I attempted to voice my opinion, that this may not be the best idea. Zim Police are out of control. I can’t say I know a whole lot about them, but I do know how they handle things on Lake Kariba, where the Zambia/Zimbabwe border passes through the middle of the lake. If any Zambian fishing boat is found fishing on the Zim side or anywhere close to the Zim side they impound the boat and lock up the crew, no questions asked. A friend of mine’s crew was fishing on the Zim side not too long ago and when the police showed up the crew tried to speed away. The police opened fire, shooting and killing one of the crew members. Those guys don’t mess around.
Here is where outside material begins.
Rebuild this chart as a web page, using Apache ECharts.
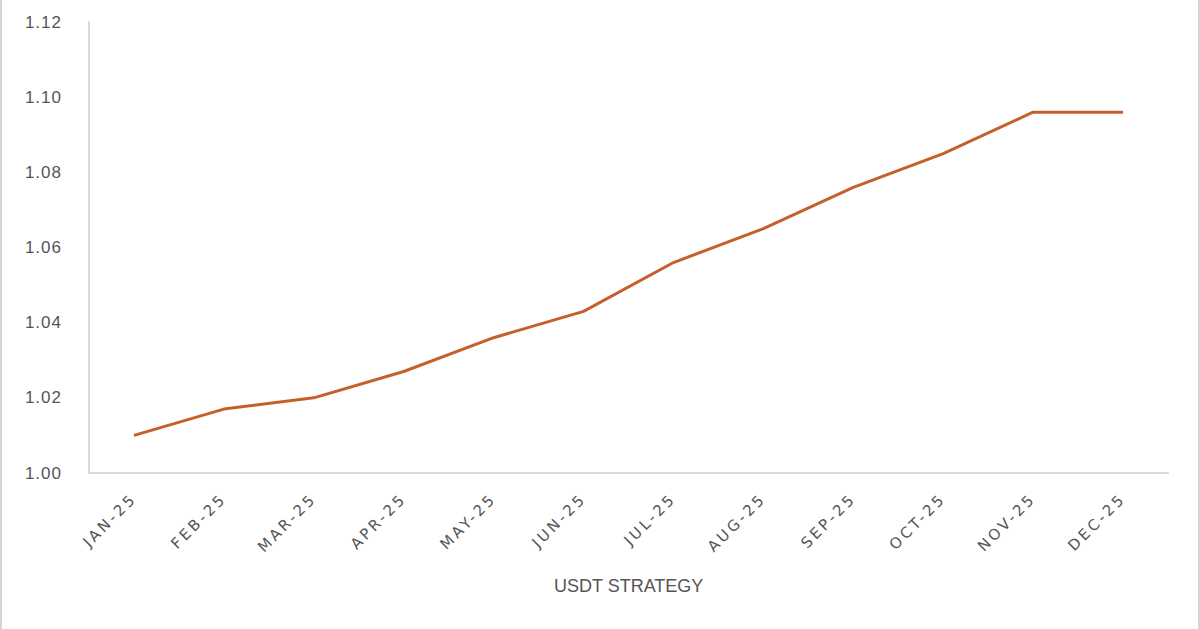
<!DOCTYPE html>
<html>
<head>
<meta charset="utf-8">
<script src="https://cdn.jsdelivr.net/npm/echarts@6/dist/echarts.min.js"></script>
<style>
html,body{margin:0;padding:0;background:#fff;}
#chart{width:1196px;height:629px;border-left:2px solid #d4d4d4;border-right:2px solid #d4d4d4;}
#chart svg text[style*="DejaVu"]{letter-spacing:3px;}
#chart svg text[style*="Liberation Serif"]{letter-spacing:1px;}
</style>
</head>
<body>
<div id="chart"></div>
<script>
const categories = ['JAN-25','FEB-25','MAR-25','APR-25','MAY-25','JUN-25','JUL-25','AUG-25','SEP-25','OCT-25','NOV-25','DEC-25'];
const seriesName = 'USDT STRATEGY';
const values = [1.010, 1.017, 1.020, 1.027, 1.036, 1.043, 1.056, 1.065, 1.076, 1.085, 1.096, 1.096];
const yTicks = { min: 1.00, max: 1.12, interval: 0.02 };

const chart = echarts.init(document.getElementById('chart'), null, { renderer: 'svg' });
chart.setOption({
  animation: false,
  backgroundColor: '#ffffff',
  grid: { left: 87, right: 30, top: 22, bottom: 156 },
  legend: {
    data: [seriesName],
    bottom: 29,
    left: 542,
    icon: 'rect',
    itemWidth: 0,
    itemHeight: 0,
    itemGap: 0,
    textStyle: { fontFamily: 'Liberation Sans, Arial, sans-serif', fontSize: 18, color: '#555555' }
  },
  xAxis: {
    type: 'category',
    data: categories,
    boundaryGap: true,
    axisLine: { lineStyle: { color: '#d9d9d9', width: 2 } },
    axisTick: { show: false },
    axisLabel: {
      rotate: 45,
      margin: 23,
      color: '#555555',
      fontSize: 15,
      fontFamily: 'DejaVu Sans, sans-serif'
    }
  },
  yAxis: {
    type: 'value',
    min: yTicks.min,
    max: yTicks.max,
    interval: yTicks.interval,
    axisLine: { show: true, lineStyle: { color: '#d9d9d9', width: 2 } },
    axisTick: { show: false },
    splitLine: { show: false },
    axisLabel: {
      margin: 27,
      color: '#555555',
      fontSize: 17,
      fontFamily: 'Liberation Sans, Liberation Serif, Arial, sans-serif',
      formatter: v => v.toFixed(2)
    }
  },
  series: [{
    name: seriesName,
    type: 'line',
    data: values,
    symbol: 'none',
    lineStyle: { color: '#C5602A', width: 3 },
    itemStyle: { color: '#C5602A' }
  }]
});
</script>
</body>
</html>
So, I tried to persuade him against it, but he was pretty set. He was going to make the jump. He didn’t exactly seem prepared for the journey ahead of him. He didn’t even know where exactly to get off the bus, and his MJ jacket and jeans were probably not the best outfit for wandering through the woods and fording the Zambezi River, all while trying to avoid the police. But he was supremely confident that it would all work out and there was no convincing him otherwise.

He said he was going to do whatever he had to do to get back to his family, still living in Harare.

We exchanged emails and I told him to contact me whenever he got there so that I knew he had made it safely. This was last week. I’ve emailed him and I still haven’t heard back from him yet. Hopefully he just hasn’t been able to access his email.

John was a nice guy, so please go ahead and pray that he gets home safely to his family without running into trouble.

1 comment:

  1. Thank you for this post Sam. This was fascinating. I hope your friend contacts you soon. Please let us know.